Ainsi, la nature nous fournit un vivier de solutions astucieuses, basées en grande partie sur des structures et designs efficaces. Le biomimétisme a alors su exploiter ces designs lorsque nos technologies modernes ont touché leurs limites. Les exemples biomimétiques classiques de la feuille du lotus, des écailles du requin, de la bardane ou du martin-pêcheur démontrent bien cette affinité entre biomimétisme et design en liant structure et fonction.


L’oiseau de paradis, une fleur à nos fenêtres ?


L’oiseau de paradis est un autre exemple moins connu de combinaison structure-fonction dans le vivant. Ne vous laissez pas avoir par son nom, cet “oiseau” est en fait une plante originaire du sud de l’Afrique ! Sa fleur a la particularité de présenter de longs pétales élancés bleu-violets, qui servent de perchoirs aux oiseaux qui viennent se nourrir de nectar. Les pétales se courbent sous le poids de l’oiseau, et leur design en gouttière s’ouvre alors, révélant l’étamine et déposant le pollen sur les pattes du visiteur. C’est ainsi que l’oiseau de paradis dissémine son pollen pour se reproduire.

Une fleur d’oiseau de paradis. On voit bien les longs pétales bleus qui protègent l’étamine.
Une fleur d’oiseau de paradis. On voit bien les longs pétales bleus qui protègent l’étamine.

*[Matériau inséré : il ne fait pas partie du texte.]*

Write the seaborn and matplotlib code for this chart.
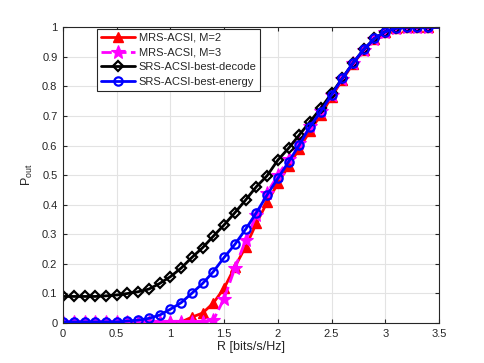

On constate bien la double fonction du design de ces pétales : premièrement leur forme allongée incite les oiseaux à s’y poser, mais surtout ce design “en gouttière” qui s’ouvre mécaniquement sous la flexion n’expose le pollen qu’en temps utile. Ce design de pétale qui s’ouvre et se ferme grâce à une simple flexion a inspiré un design de volet mécanique “Flectofin” par l’Université de Stuttgart, qui est notamment employé dans le pavillon thématique One Ocean lors de l’Expo 2012 Yeosu.

Pavillon One Ocean par soma architecture. La façade peut s’ouvrir et se fermer grâce à un design de volet inspiré de l’oiseau de paradis.


Pavillon One Ocean par soma architecture. La façade peut s’ouvrir et se fermer grâce à un design de volet inspiré de l’oiseau de paradis.




Pavillon One Ocean par soma architecture. La façade peut s’ouvrir et se fermer grâce à un design de volet inspiré de l’oiseau de paradis. © soma architecture © Kim Yong-Kwan


Des designs plus audacieux grâce aux innovations biomimétiques

Si le biomimétisme nous permet d’imaginer de nouveaux designs combinant structure-fonction, il peut également nous permettre de repousser nos limites techniques pour explorer des designs toujours plus libres !


Lightweight design : la Dame de Fer et son fémur


À partir du XIIe siècle, l’ogive gothique et son fameux arc brisé ont remplacé progressivement la voûte romane arrondie et permis de construire des cathédrales plus grandes et plus lumineuses. Les progrès du lightweight design, c’est-à-dire le compromis masse-résistance des structures, ont ainsi permis de créer de nouvelles architectures. De même, le développement de la métallurgie puis des alliages a donné naissance aux gratte-ciels modernes.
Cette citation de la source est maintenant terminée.